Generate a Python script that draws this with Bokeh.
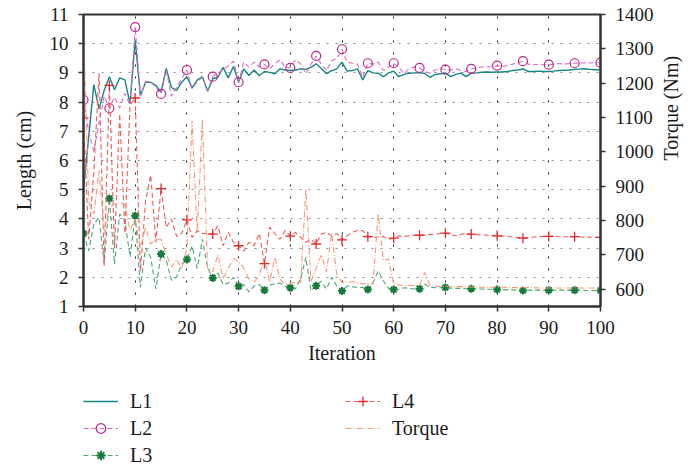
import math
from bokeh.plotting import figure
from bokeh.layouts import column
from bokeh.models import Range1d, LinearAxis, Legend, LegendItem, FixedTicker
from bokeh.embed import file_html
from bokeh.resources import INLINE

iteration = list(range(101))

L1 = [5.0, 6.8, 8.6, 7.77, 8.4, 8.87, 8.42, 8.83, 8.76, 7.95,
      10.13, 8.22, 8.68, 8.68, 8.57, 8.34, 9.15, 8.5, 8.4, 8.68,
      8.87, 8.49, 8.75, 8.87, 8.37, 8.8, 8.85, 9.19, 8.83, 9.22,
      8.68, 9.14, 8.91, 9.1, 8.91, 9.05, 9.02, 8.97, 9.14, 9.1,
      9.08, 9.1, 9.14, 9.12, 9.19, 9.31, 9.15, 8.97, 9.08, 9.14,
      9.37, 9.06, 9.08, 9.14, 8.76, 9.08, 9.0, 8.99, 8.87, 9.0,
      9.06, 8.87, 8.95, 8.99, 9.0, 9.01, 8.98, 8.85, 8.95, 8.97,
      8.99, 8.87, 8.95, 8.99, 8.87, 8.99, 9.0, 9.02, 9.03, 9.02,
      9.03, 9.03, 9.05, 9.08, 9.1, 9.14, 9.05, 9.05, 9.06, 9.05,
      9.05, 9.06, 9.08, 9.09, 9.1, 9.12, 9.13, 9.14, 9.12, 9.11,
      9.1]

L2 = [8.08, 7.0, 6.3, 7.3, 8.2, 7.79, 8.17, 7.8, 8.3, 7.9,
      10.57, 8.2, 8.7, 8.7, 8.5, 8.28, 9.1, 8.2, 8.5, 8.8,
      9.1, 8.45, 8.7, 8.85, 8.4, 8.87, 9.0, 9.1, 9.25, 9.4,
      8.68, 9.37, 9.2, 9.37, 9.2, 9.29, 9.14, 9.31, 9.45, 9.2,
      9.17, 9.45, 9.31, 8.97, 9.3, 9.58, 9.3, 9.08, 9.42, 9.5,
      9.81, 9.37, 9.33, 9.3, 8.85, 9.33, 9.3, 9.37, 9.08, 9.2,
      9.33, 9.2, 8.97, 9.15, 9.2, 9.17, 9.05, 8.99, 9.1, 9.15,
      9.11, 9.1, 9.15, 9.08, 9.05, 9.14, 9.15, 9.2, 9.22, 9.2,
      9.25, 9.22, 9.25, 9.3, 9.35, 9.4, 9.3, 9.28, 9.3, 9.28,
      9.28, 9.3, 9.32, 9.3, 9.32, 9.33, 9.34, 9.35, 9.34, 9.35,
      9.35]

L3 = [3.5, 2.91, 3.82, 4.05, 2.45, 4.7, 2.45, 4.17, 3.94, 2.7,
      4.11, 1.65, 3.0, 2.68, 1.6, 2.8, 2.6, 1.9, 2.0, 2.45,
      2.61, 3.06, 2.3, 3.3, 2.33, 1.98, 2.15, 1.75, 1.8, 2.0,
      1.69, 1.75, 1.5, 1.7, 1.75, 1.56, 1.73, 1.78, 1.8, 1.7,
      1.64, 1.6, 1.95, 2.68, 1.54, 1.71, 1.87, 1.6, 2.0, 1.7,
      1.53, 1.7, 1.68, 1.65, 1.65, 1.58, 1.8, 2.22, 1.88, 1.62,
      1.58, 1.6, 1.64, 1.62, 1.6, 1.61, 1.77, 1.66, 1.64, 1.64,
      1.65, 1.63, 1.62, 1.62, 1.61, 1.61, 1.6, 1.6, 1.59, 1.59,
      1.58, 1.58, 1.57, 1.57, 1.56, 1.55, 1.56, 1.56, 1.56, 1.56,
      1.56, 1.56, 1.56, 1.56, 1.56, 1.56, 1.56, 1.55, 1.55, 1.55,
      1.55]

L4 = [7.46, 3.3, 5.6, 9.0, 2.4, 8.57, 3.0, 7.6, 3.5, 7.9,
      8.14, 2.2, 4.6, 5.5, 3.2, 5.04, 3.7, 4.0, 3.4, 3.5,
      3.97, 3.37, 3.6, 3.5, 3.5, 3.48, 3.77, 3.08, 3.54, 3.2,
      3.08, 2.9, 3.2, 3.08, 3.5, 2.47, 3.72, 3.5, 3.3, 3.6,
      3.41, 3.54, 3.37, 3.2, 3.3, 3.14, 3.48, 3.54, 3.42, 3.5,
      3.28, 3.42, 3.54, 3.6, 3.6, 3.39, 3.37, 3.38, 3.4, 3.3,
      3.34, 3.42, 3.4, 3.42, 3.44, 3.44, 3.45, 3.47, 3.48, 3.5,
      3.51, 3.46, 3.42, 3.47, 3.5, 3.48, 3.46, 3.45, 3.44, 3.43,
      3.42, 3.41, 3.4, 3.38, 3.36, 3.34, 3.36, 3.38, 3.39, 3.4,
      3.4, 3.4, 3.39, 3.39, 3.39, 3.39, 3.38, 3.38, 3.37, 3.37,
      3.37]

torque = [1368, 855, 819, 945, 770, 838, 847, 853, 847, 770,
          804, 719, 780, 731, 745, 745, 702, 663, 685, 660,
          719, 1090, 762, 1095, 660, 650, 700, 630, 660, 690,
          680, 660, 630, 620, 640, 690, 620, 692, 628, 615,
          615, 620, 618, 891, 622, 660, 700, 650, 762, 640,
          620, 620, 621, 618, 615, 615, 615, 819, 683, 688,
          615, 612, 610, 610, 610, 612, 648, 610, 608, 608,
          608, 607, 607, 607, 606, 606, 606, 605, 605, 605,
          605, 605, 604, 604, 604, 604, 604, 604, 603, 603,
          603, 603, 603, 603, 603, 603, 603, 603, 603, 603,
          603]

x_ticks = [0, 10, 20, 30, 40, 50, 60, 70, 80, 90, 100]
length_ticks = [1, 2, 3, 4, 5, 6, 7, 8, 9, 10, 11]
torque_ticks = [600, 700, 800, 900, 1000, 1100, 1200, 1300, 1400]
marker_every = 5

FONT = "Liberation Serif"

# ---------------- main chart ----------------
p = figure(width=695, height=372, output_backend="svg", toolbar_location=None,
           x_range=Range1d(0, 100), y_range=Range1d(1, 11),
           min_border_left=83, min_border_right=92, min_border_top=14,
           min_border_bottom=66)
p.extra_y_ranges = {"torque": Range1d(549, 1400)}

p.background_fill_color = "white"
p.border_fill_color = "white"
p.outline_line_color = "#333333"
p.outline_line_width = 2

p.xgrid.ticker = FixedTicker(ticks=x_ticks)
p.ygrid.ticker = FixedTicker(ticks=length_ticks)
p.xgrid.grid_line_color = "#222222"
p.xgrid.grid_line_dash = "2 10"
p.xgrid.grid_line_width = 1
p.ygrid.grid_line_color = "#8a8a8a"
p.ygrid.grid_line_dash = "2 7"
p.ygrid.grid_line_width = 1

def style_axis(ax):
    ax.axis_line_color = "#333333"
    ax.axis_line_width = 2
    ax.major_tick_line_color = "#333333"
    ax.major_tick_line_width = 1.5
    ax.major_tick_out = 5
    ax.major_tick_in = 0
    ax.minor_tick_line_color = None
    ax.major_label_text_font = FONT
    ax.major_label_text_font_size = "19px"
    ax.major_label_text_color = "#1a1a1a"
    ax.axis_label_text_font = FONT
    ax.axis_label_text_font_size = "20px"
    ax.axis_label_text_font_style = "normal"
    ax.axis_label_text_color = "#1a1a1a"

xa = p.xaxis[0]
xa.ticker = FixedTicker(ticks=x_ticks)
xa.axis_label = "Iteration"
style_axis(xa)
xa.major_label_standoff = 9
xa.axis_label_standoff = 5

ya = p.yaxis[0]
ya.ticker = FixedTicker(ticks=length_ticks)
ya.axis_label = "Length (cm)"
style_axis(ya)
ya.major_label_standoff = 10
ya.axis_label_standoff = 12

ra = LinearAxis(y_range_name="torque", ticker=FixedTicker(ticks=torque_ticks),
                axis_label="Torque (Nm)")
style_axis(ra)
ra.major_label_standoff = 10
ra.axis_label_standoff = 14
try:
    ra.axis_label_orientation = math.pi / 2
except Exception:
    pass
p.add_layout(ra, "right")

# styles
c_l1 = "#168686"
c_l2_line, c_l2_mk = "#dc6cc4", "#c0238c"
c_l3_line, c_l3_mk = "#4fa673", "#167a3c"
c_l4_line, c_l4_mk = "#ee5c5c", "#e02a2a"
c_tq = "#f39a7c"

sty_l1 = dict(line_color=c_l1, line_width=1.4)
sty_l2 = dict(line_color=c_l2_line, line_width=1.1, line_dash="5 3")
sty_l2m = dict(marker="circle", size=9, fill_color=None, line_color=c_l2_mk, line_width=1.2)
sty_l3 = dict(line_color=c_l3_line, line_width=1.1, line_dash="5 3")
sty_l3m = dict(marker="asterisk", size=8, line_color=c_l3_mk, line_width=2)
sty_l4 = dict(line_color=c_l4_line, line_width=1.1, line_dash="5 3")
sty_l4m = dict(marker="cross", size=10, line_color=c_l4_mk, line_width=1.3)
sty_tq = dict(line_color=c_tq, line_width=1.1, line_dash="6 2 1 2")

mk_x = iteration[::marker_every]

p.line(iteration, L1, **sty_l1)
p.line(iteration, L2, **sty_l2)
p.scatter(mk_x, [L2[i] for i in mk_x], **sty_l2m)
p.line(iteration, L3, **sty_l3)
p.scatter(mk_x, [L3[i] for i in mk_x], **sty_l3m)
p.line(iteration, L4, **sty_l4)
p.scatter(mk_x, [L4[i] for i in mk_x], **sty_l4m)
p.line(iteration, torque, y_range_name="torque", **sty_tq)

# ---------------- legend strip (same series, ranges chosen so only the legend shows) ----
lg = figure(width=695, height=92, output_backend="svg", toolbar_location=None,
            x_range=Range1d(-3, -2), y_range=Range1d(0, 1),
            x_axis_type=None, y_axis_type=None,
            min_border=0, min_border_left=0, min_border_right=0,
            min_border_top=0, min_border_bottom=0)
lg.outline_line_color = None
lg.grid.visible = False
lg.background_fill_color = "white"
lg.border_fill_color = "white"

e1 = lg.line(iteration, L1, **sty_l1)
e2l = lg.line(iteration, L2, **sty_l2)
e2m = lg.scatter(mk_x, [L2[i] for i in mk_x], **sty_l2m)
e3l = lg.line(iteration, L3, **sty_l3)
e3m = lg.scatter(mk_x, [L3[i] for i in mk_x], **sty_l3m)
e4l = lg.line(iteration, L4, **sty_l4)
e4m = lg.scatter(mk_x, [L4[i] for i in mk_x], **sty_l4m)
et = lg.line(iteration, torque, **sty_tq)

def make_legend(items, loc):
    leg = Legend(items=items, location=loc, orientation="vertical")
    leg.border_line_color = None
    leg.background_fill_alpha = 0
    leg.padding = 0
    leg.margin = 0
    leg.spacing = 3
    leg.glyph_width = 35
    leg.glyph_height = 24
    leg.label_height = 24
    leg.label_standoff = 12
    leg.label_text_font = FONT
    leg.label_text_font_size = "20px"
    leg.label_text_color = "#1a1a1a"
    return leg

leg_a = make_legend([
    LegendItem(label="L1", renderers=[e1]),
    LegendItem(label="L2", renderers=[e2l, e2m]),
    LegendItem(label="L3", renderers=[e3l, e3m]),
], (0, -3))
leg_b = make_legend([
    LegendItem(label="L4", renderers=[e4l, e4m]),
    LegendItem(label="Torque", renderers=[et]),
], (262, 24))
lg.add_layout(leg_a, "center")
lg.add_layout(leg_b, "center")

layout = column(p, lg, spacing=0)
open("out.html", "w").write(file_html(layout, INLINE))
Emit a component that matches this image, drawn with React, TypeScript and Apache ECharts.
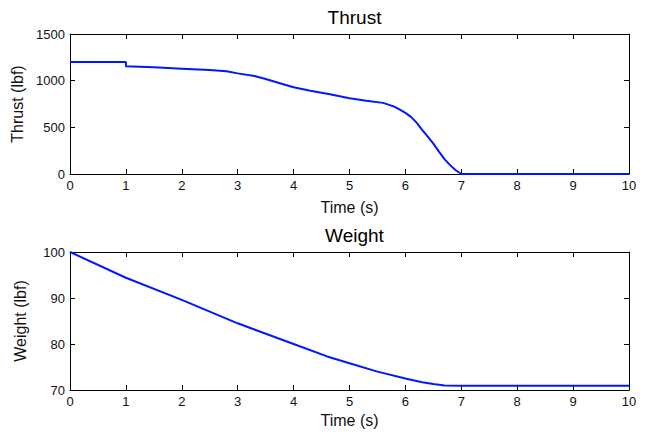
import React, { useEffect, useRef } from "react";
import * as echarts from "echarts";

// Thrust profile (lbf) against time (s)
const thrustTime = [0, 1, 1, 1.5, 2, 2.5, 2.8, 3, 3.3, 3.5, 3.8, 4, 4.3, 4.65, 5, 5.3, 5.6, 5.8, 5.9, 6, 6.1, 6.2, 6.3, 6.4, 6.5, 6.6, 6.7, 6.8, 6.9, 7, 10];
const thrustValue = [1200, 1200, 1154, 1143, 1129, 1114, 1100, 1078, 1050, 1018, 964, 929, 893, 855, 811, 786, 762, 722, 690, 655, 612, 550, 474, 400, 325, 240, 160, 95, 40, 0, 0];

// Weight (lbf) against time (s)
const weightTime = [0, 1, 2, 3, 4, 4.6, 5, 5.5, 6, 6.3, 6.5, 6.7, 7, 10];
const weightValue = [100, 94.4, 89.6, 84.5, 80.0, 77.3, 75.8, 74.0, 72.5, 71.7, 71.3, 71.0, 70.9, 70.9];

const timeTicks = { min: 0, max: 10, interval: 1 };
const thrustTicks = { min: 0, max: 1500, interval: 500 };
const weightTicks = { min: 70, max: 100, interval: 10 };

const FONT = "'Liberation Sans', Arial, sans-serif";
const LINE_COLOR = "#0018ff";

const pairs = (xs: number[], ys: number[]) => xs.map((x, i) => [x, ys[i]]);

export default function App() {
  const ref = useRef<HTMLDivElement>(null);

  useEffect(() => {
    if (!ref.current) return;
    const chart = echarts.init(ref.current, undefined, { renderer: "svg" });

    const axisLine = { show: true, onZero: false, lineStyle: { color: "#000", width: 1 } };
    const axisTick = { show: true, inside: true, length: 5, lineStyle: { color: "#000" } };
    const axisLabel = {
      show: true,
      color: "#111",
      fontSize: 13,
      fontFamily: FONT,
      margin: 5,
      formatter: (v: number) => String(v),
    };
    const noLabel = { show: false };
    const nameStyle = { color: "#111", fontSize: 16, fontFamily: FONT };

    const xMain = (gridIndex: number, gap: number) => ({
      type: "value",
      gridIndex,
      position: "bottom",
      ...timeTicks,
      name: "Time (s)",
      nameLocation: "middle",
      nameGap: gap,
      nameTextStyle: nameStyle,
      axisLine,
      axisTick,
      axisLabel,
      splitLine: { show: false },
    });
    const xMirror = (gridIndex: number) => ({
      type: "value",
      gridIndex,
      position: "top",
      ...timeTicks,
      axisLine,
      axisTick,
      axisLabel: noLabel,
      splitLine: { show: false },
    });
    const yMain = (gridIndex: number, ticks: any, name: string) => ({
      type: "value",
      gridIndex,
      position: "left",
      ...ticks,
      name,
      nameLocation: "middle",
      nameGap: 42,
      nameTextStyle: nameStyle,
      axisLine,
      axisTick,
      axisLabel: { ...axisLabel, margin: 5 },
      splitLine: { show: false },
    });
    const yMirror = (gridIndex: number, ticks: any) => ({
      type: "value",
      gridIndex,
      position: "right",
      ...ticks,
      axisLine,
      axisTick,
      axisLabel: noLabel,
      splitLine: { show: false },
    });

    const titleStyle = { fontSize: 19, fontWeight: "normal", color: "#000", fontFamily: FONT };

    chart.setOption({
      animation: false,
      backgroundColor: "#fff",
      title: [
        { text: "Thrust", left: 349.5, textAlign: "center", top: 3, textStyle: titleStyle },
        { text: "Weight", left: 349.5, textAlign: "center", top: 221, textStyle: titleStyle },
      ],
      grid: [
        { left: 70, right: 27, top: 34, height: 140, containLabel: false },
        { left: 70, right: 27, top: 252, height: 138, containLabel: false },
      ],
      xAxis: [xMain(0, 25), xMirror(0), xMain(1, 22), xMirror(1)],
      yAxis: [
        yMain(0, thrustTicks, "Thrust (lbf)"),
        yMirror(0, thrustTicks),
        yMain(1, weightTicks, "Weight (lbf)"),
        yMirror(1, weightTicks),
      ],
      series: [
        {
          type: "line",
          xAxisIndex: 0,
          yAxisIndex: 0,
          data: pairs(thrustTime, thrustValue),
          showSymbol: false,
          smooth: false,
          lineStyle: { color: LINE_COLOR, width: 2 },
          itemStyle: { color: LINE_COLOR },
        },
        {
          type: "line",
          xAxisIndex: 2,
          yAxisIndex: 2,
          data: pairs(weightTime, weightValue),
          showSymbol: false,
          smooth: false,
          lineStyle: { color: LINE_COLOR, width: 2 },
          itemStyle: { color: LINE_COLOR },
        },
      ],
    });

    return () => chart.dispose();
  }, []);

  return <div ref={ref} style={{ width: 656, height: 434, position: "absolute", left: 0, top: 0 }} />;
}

-------

TASK DETAILS: Go back to the listing above and reproduce, exactly, the stretch from the line bearing "Emit a component" through the line bearing "import * as", without its pictures.

WRITTEN RESPONSE:
Emit a component that matches this image, drawn with React, TypeScript and Apache ECharts.
import React, { useEffect, useRef } from "react";
import * as echarts from "echarts";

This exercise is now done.